I know all about my dad’s affair; what should I do?

- By Jeanne Phillips Write to Dear Abby at P.O. Box 69440, Los Angeles, CA 90069 or www.dearabby.com.

Dear Abby: I’m 17 and the youngest in the family. My dad is cheating on my mom. My mom knows and has even told him she knows he’s having an affair. He didn’t apologize. His response was that he would still meet the other lady. For the past few months, Mom has been gathering evidence so she can divorce him. None of my other siblings know. I feel they should, but Mom doesn’t want them to. I am angry at my dad for making Mom suffer so much for so long. What should I do to help my mom, and should I tell my siblings? Dad Is Cheating Dear D.I.C.: You seem to have a great deal of insider knowledge about your parents’ marital difficulti­es, and it appears that has happened because your mother chose to confide in you. That’s a heavy burden for one so young to carry, and it wasn’t fair to you. Although you want to help your mother through this, I do not think you are equipped to do more than remain supportive and honor her request not to tell your siblings. Dear Abby: My daughter, “Jamie,” is in college, and has two roommates, one of whom is also her friend. Her friend knows a lot of people in this college town, and has much more of a social life than Jamie. Although Jamie always includes her friend in outings, her friend never returns the favor. Should I say something to her friend, in private, about how hurt my daughter’s feelings are?

Hurt Feelings Dear Hurt Feelings: No. The person to explain Jamie’s feelings to her roommate should be Jamie. Whether they can remain close friends under these circumstan­ces is questionab­le, but for the next year they will have to coexist as roommates. Do not interfere. Dear Abby: I recently lost my mom to cancer, and my father has offered her engagement ring to me to propose to my longtime girlfriend.
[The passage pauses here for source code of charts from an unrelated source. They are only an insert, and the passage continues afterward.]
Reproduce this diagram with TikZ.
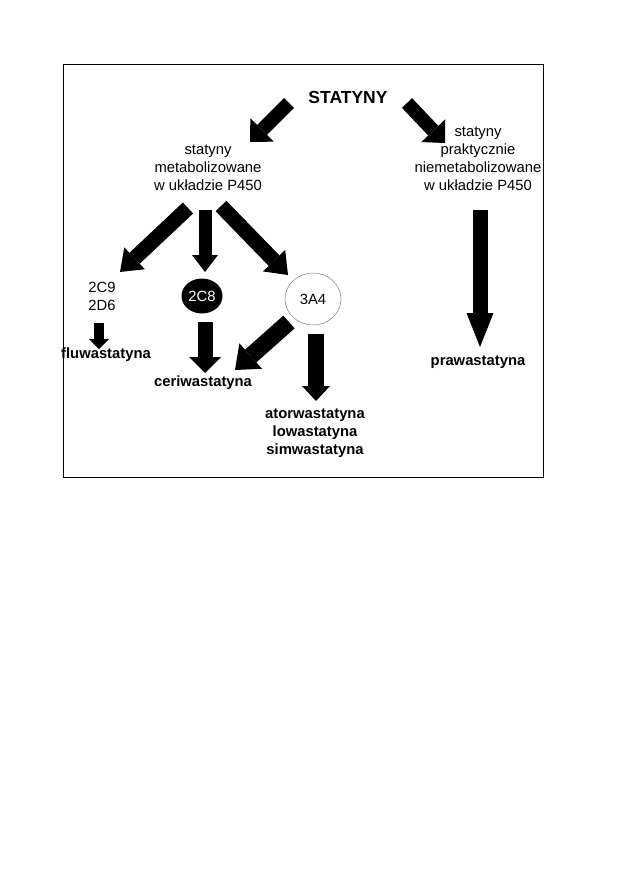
\documentclass[tikz,border=0pt]{standalone}
\usepackage{fontspec}
\setmainfont{Liberation Sans}
\usetikzlibrary{arrows.meta,shapes.geometric}

\begin{document}
\begin{tikzpicture}[x=1pt, y=-1pt, every node/.style={inner sep=0pt, align=center, font=\fontsize{14.8}{18}\selectfont},
  drug/.style={font=\fontsize{14.8}{18}\selectfont\bfseries},
  blk/.style={line width=15pt, -{Triangle[width=28pt, length=14pt, line width=0pt]}}]
\useasboundingbox (0,0) rectangle (630,893);
\draw[line width=0.8pt] (63,64) rectangle (543,477);
\node[font=\fontsize{17.5}{20}\selectfont\bfseries] (stat) at (348,97) {STATYNY};
\node (met) at (208,168) {statyny\\metabolizowane\\w układzie P450};
\node (nmet) at (478,159) {statyny\\praktycznie\\niemetabolizowane\\w układzie P450};
\node (c9) at (102,296) {2C9\\2D6};
\node[ellipse, fill=black, text=white, minimum width=41pt, minimum height=35pt] (c8) at (202,296) {2C8};
\node[ellipse, draw=gray, line width=0.5pt, minimum width=56pt, minimum height=52pt] (a4) at (313,299) {3A4};
\node[drug] (flu) at (106,355) {fluwastatyna};
\node[drug] (ceri) at (203,383) {ceriwastatyna};
\node[drug] (ator) at (315,433) {atorwastatyna\\lowastatyna\\simwastatyna};
\node[drug] (prawa) at (478,362) {prawastatyna};
\draw[blk, line width=14pt, -{Triangle[width=33pt, length=17pt, line width=0pt]}] ([shift={(-59,6)}]stat.center) -- ([shift={(42,-26)}]met.center);
\draw[blk, line width=14pt, -{Triangle[width=33pt, length=17pt, line width=0pt]}] ([shift={(59,6)}]stat.center) -- ([shift={(-33,-16)}]nmet.center);
\draw[blk, -{Triangle[width=30pt, length=20pt, line width=0pt]}] ([shift={(-20,40)}]met.center) -- ([shift={(18,-24)}]c9.center);
\draw[blk, line width=13pt, -{Triangle[width=26pt, length=17pt, line width=0pt]}] ([shift={(-3,42)}]met.center) -- ([shift={(3,-24)}]c8.center);
\draw[blk, -{Triangle[width=31pt, length=20pt, line width=0pt]}] ([shift={(13,38)}]met.center) -- ([shift={(-25,-24)}]a4.center);
\draw[blk, line width=10pt, -{Triangle[width=20pt, length=10pt, line width=0pt]}] ([shift={(-3,27)}]c9.center) -- ([shift={(-7,-6)}]flu.center);
\draw[blk, -{Triangle[width=32pt, length=16pt, line width=0pt]}] ([shift={(3,26)}]c8.center) -- ([shift={(2,-10)}]ceri.center);
\draw[blk, line width=17pt, -{Triangle[width=34pt, length=21pt, line width=0pt]}] ([shift={(-24,23)}]a4.center) -- ([shift={(32,-13)}]ceri.center);
\draw[blk, line width=16pt, -{Triangle[width=28pt, length=15pt, line width=0pt]}] ([shift={(3,35)}]a4.center) -- ([shift={(1,-32)}]ator.center);
\draw[blk, -{Triangle[width=27pt, length=34pt, line width=0pt]}] ([shift={(2,51)}]nmet.center) -- ([shift={(2,-15)}]prawa.center);
\end{tikzpicture}
\end{document}
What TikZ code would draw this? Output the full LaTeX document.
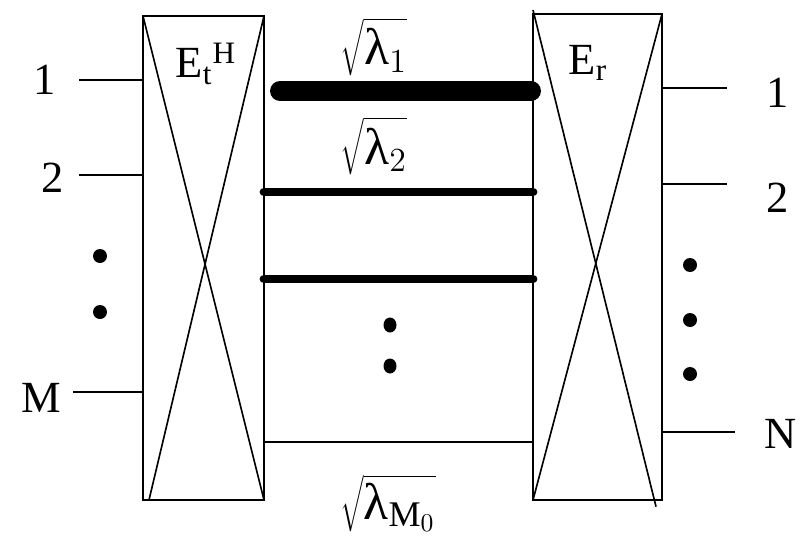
\documentclass[tikz,border=0pt]{standalone}
\usepackage{fontspec}
\setmainfont{Liberation Serif}
\usepackage{tikz}
\usetikzlibrary{positioning, fit}
\newcommand{\gainlbl}[1]{$\sqrt{\rule{0pt}{0.78em}\mbox{λ}_{#1}}$}

\begin{document}
\begin{tikzpicture}[x=0.15mm, y=-0.15mm, font=\fontsize{19}{22}\selectfont,
    matbox/.style={draw, line width=0.9pt, inner sep=0pt, outer sep=0pt},
    cross/.style={line width=0.7pt},
    port/.style={line width=0.7pt},
    mode/.style={line cap=round},
    lbl/.style={inner sep=0pt},
    gain/.style={inner sep=0pt, anchor=base, font=\fontsize{22}{25}\selectfont}]
    \useasboundingbox (0,0) rectangle (800,537);
    % boxes
    \coordinate (lnw) at (143,16);
    \coordinate (lse) at (264,500);
    \coordinate (rnw) at (533,14);
    \coordinate (rse) at (662,500);
    \node[matbox, fit=(lnw)(lse)] (etx) {};
    \node[matbox, fit=(rnw)(rse)] (erx) {};
    \draw[cross] (etx.north west) -- (etx.south east);
    \draw[cross] (etx.north east) -- ([xshift=0.9mm]etx.south west);
    \draw[cross] ([yshift=0.6mm]erx.north west) -- ([xshift=-0.9mm,yshift=-1mm]erx.south east);
    \draw[cross] (erx.north east) -- (erx.south west);
    \node[lbl, anchor=base] (ethl) at (206,78) {E\textsubscript{t}\textsuperscript{H}};
    \node[lbl, anchor=base] (erl) at (588,74) {E\textsubscript{r}};
    % transmit side
    \node[lbl] (tx1) at (45,80) {1};
    \node[lbl] (tx2) at (53,178) {2};
    \node[lbl] (txm) at (41,398) {M};
    \coordinate (ptx1) at (79,80);
    \coordinate (ptx2) at (79,175);
    \coordinate (ptxm) at (73,392);
    \draw[port] (ptx1) -- (etx.west |- ptx1);
    \draw[port] (ptx2) -- (etx.west |- ptx2);
    \draw[port] (ptxm) -- (etx.west |- ptxm);
    \fill (100,256) circle (7);
    \fill (100,312) circle (7);
    % receive side
    \node[lbl] (rx1) at (778,93) {1};
    \node[lbl] (rx2) at (778,198) {2};
    \node[lbl] (rxn) at (781,434) {N};
    \coordinate (prx1) at (727,88);
    \coordinate (prx2) at (727,184);
    \coordinate (prxn) at (735,432);
    \draw[port] (erx.east |- prx1) -- (prx1);
    \draw[port] (erx.east |- prx2) -- (prx2);
    \draw[port] (erx.east |- prxn) -- (prxn);
    \fill (690,265) circle (7);
    \fill (690,320) circle (7);
    \fill (690,374) circle (7);
    % eigenmodes
    \coordinate (m1) at (0,91);
    \coordinate (m2) at (0,192);
    \coordinate (m3) at (0,279);
    \coordinate (m4) at (0,442);
    \draw[mode, line width=8.5pt] ([xshift=2.4mm]etx.east |- m1) -- ([xshift=-0.3mm]erx.west |- m1);
    \draw[mode, line width=3.8pt] (etx.east |- m2) -- (erx.west |- m2);
    \draw[mode, line width=3.8pt] (etx.east |- m3) -- (erx.west |- m3);
    \draw[line width=1.1pt] (etx.east |- m4) -- (erx.west |- m4);
    \fill (390,325) ellipse (6.5 and 7.5);
    \fill (390,366) ellipse (6.5 and 7.5);
    \node[gain] (sv1) at (374,65) {\gainlbl{1}};
    \node[gain] (sv2) at (374,164) {\gainlbl{2}};
    \node[gain] (svm) at (388,519) {\gainlbl{\mathrm{M}_0}};
\end{tikzpicture}
\end{document}
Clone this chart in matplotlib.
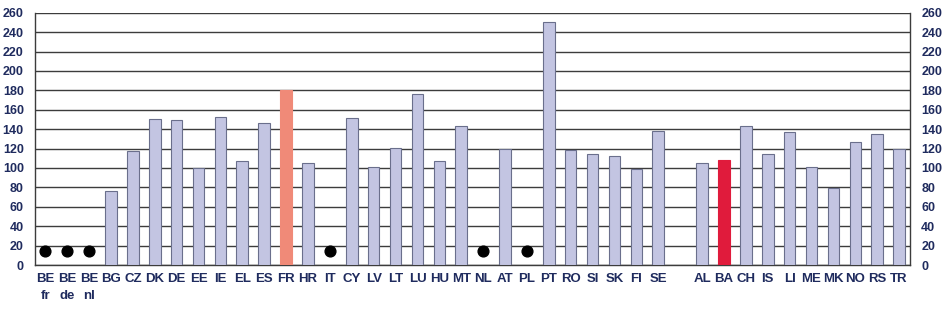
import matplotlib.pyplot as plt
import numpy as np

# Categorías ("" = hueco entre grupos)
paises = ["BE\nfr", "BE\nde", "BE\nnl", "BG", "CZ", "DK", "DE", "EE", "IE", "EL",
          "ES", "FR", "HR", "IT", "CY", "LV", "LT", "LU", "HU", "MT",
          "NL", "AT", "PL", "PT", "RO", "SI", "SK", "FI", "SE", "",
          "AL", "BA", "CH", "IS", "LI", "ME", "MK", "NO", "RS", "TR"]
valores = [None, None, None, 76, 117, 150, 149, 100, 152, 107,
           146, 180, 105, None, 151, 101, 121, 176, 107, 143,
           None, 120, None, 250, 119, 114, 112, 99, 138, None,
           105, 108, 143, 114, 137, 101, 79, 127, 135, 120]
sin_datos = ["BE\nfr", "BE\nde", "BE\nnl", "IT", "NL", "PL"]
destacados = {"FR": "#F08A78", "BA": "#E01B3C"}

color_barra = "#C3C5E2"
color_borde = "#6A6F8C"
color_texto = "#1F2B5E"
marca_sin_datos = 14

plt.rcParams['font.family'] = ['Liberation Sans', 'DejaVu Sans']

fig = plt.figure(figsize=(9.45, 3.17), dpi=100)
ax = fig.add_axes([0.037, 0.164, 0.926, 0.796])

x = np.arange(len(paises))
for i, (p, v) in enumerate(zip(paises, valores)):
    if v is None:
        continue
    c = destacados.get(p, color_barra)
    ax.bar(i, v, width=0.53, color=c, edgecolor=color_borde if p not in destacados else c,
           linewidth=0.8, zorder=3)

# puntos negros = sin datos
xs = [paises.index(p) for p in sin_datos]
ax.scatter(xs, [marca_sin_datos] * len(xs), s=60, color="black", zorder=4)

ax.set_xlim(-0.47, len(paises) - 0.5)
ax.set_ylim(0, 260)
ax.set_yticks(range(0, 261, 20))
ax.yaxis.grid(True, color="#3C3C3C", linewidth=1.0, zorder=0)
ax.set_axisbelow(True)

ax.spines["top"].set_visible(False)
for s in ["left", "right", "bottom"]:
    ax.spines[s].set_color("#3C3C3C")
    ax.spines[s].set_linewidth(1.0)

ax.set_xticks(x)
ax.set_xticklabels(paises, fontsize=9.5, fontweight="bold", color=color_texto,
                   linespacing=1.5, va="top")
ax.tick_params(axis="x", length=0, pad=6)
ax.tick_params(axis="y", length=0, pad=8, labelsize=9, labelcolor=color_texto)
for t in ax.get_yticklabels():
    t.set_fontweight("bold")

ax2 = ax.twinx()
ax2.set_ylim(0, 260)
ax2.set_yticks(range(0, 261, 20))
ax2.tick_params(axis="y", length=0, pad=8, labelsize=9, labelcolor=color_texto)
for t in ax2.get_yticklabels():
    t.set_fontweight("bold")
for s in ax2.spines.values():
    s.set_visible(False)

fig.savefig("out.png", dpi=100)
The ring used to belong to my grandmothe­r and has a beautiful quality diamond in a yellow gold setting. My girlfriend and I are not fans of yellow gold. I was told the setting in Mom’s ring is badly worn and the stone is at risk of falling out. Would it be wrong to use the stone and have the “perfect” ring made for my future fiancee?

Nervous in New Jersey Dear Nervous: I don’t think it would be wrong. I do think you should talk to a trusted jeweler and take your guidance from him or her.